Não passa de uma impressão, uma atitude de jogar várias informações aleatórias ao vento só para deixar felizes aqueles que reconhecem o que está sendo dito. Como parte disso, o filme parece não confiar na capacidade mental do espectador: são oferecidas tantas pistas sobre o que está realmente acontecendo que só faltou desenhar em uma lousa, com giz de cera colorido, numa cena pós-créditos.

Em cenas como as dentro do carro, o filme se revela um verdadeiro teste de paciência (Foto: Mary Cybulski/Netflix)

É possível perceber o vazio do filme até em seus melhores momentos, que duram poucos minutos.  Neles, tenta seguir um caminho mais abstrato, desorientador e onírico. Kaufman não é nenhum David Lynch nesse quesito, mas experimenta com o que está sendo mostrado na cena: um ato simples é repetido diversas vezes, uma performance de dança toma conta do espaço em que estão os personagens e há até uma interação de uma pessoa com uma animação. Entretanto, do jeito que essa experimentação está articulada, o efeito causado é nulo.
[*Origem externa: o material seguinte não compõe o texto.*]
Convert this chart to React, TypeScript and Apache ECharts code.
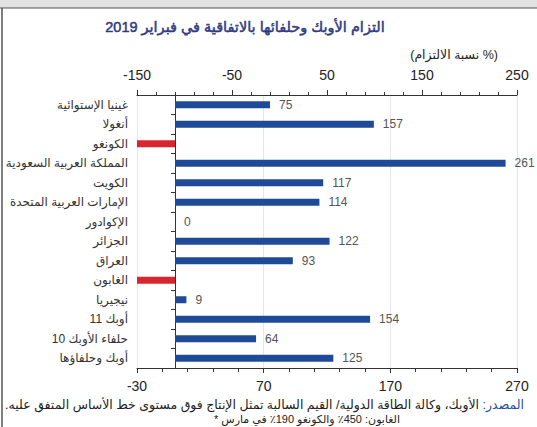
import React, { useEffect, useRef } from 'react';
import * as echarts from 'echarts';

const categories = [
  'غينيا الإستوائية',
  'أنغولا',
  'الكونغو',
  'المملكة العربية السعودية',
  'الكويت',
  'الإمارات العربية المتحدة',
  'الإكوادور',
  'الجزائر',
  'العراق',
  'الغابون',
  'نيجيريا',
  'أوبك 11',
  'حلفاء الأوبك 10',
  'أوبك وحلفاؤها',
];
// negative values are clipped at the bottom axis minimum (-30) in the picture
const values = [75, 157, -30, 261, 117, 114, 0, 122, 93, -30, 9, 154, 64, 125];

const topAxisMin = -150;
const topAxisMax = 250;
const bottomAxisMin = -30;
const bottomAxisMax = 270;
const axisInterval = 100;

const titleText = 'التزام الأوبك وحلفائها بالاتفاقية في فبراير 2019';
const unitText = '(نسبة الالتزام %)';
const sourceLabel = 'المصدر:\u200F';
const sourceText = 'الأوبك، وكالة الطاقة الدولية/ القيم السالبة تمثل الإنتاج فوق مستوى خط الأساس المتفق عليه.\u200F';
const noteText = '* الغابون: 450٪ والكونغو 190٪ في مارس';

const BLUE = '#1e4a97';
const RED = '#d9262e';
const FONT = "'Liberation Sans', 'DejaVu Sans', sans-serif";

export default function App() {
  const ref = useRef<HTMLDivElement>(null);
  useEffect(() => {
    document.body.style.margin = '0';
    const chart = echarts.init(ref.current!, null, { renderer: 'svg' });
    chart.setOption({
      animation: false,
      backgroundColor: '#ffffff',
      textStyle: { fontFamily: FONT },
      grid: { left: 137, right: 20, top: 95, bottom: 59, containLabel: false },
      xAxis: [
        {
          type: 'value',
          position: 'top',
          min: topAxisMin,
          max: topAxisMax,
          interval: axisInterval,
          axisLine: { show: true, onZero: false, lineStyle: { color: '#333' } },
          axisTick: { show: true, length: 5, lineStyle: { color: '#333' } },
          minorTick: { show: true, splitNumber: 5, length: 3, lineStyle: { color: '#333' } },
          axisLabel: { margin: 13, fontSize: 14, color: '#222', fontFamily: FONT },
          splitLine: { show: false },
        },
        {
          type: 'value',
          position: 'bottom',
          min: bottomAxisMin,
          max: bottomAxisMax,
          interval: axisInterval,
          axisLine: { show: true, onZero: false, lineStyle: { color: '#333' } },
          axisTick: { show: true, length: 5, lineStyle: { color: '#333' } },
          minorTick: { show: true, splitNumber: 5, length: 4, lineStyle: { color: '#333' } },
          axisLabel: { margin: 11, fontSize: 14, color: '#222', fontFamily: FONT },
          splitLine: { show: true, lineStyle: { color: '#e6e6e6' } },
        },
      ],
      yAxis: [
        {
          type: 'category',
          data: categories,
          inverse: true,
          position: 'left',
          axisLine: { show: false, onZero: false },
          axisTick: { show: false },
          axisLabel: { margin: 9, fontSize: 12, color: '#333', fontFamily: FONT },
          splitLine: { show: false },
        },
        {
          type: 'category',
          data: categories,
          inverse: true,
          position: 'left',
          axisLine: { show: true, onZero: true, onZeroAxisIndex: 1, lineStyle: { color: '#333' } },
          axisTick: { show: true, length: 4, lineStyle: { color: '#333' } },
          axisLabel: { show: false },
          splitLine: { show: false },
        },
      ],
      series: [
        {
          type: 'bar',
          xAxisIndex: 1,
          yAxisIndex: 0,
          barWidth: 7,
          data: values.map((v) => ({
            value: v,
            itemStyle: { color: v < 0 ? RED : BLUE },
            label: { show: v >= 0 },
          })),
          label: {
            show: true,
            position: 'right',
            distance: 9,
            fontSize: 12,
            color: '#555',
            fontFamily: FONT,
          },
        },
      ],
      graphic: [
        { type: 'rect', shape: { x: 0, y: 0, width: 537, height: 8 }, style: { fill: '#e2e2e2' }, silent: true },
        { type: 'line', shape: { x1: 0, y1: 8, x2: 537, y2: 8 }, style: { stroke: '#555', lineWidth: 1 }, silent: true },
        { type: 'line', shape: { x1: 2, y1: 8, x2: 2, y2: 427 }, style: { stroke: '#555', lineWidth: 1.5 }, silent: true },
        {
          type: 'text',
          x: 245,
          y: 27,
          style: {
            text: titleText,
            fill: '#2f3a82',
            font: `14.5px ${FONT}`,
            textAlign: 'center',
            textVerticalAlign: 'middle',
            stroke: '#2f3a82',
            lineWidth: 0.5,
          },
        },
        {
          type: 'text',
          x: 498,
          y: 55,
          style: {
            text: unitText,
            fill: '#222',
            font: `12.5px ${FONT}`,
            textAlign: 'right',
            textVerticalAlign: 'middle',
          },
        },
        {
          type: 'text',
          x: 524,
          y: 405,
          style: {
            text: `{a|${sourceText}} {b|${sourceLabel}}`,
            textAlign: 'right',
            textVerticalAlign: 'middle',
            rich: {
              a: { fill: '#222', font: `12.5px ${FONT}` },
              b: { fill: '#2a4fa0', font: `12.5px ${FONT}` },
            },
            font: `12.5px ${FONT}`,
          },
        },
        {
          type: 'text',
          x: 400,
          y: 419,
          style: {
            text: noteText,
            fill: '#222',
            font: `11px ${FONT}`,
            textAlign: 'right',
            textVerticalAlign: 'middle',
          },
        },
      ],
    });
    return () => chart.dispose();
  }, []);
  return <div ref={ref} style={{ width: 537, height: 427 }} />;
}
São atrações visuais com boa intenção, mas contém tanta emoção quanto um bloco de concreto. 

Além disso, a obra sugere várias provocações: o que é real em um filme, o que está na frente da câmera ou fora dela? Quão nociva é a sociedade com aquilo que não compreende? Seria um comentário do próprio Charlie Kaufman sobre como a audiência trata suas obras? No final, as possibilidades são lançadas e nenhuma é aprofundada. O resultado é uma experiência rasa, sem rumo e mais preocupada em sugerir que tem ideias próprias do que propor algo de fato.

Estou Pensando em Acabar com Tudo funciona como uma criança ansiosa: quer que o público confirme, a todo momento, que este é um filme diferente, profundo e reflexivo mas não se esforça em comprovar isso. Não existe um trabalho artístico que concretize o potencial que a obra aparenta ter no início. Assim como o personagem Jake, é um filme tão  preso ao seu próprio mundinho de ideias complexas que acaba esquecendo de transpô-las para a tela.  Tem dificuldade em entender que o essencial para o bom cinema é a imagem, não o texto. Para isso, já existe outra arte: a literatura.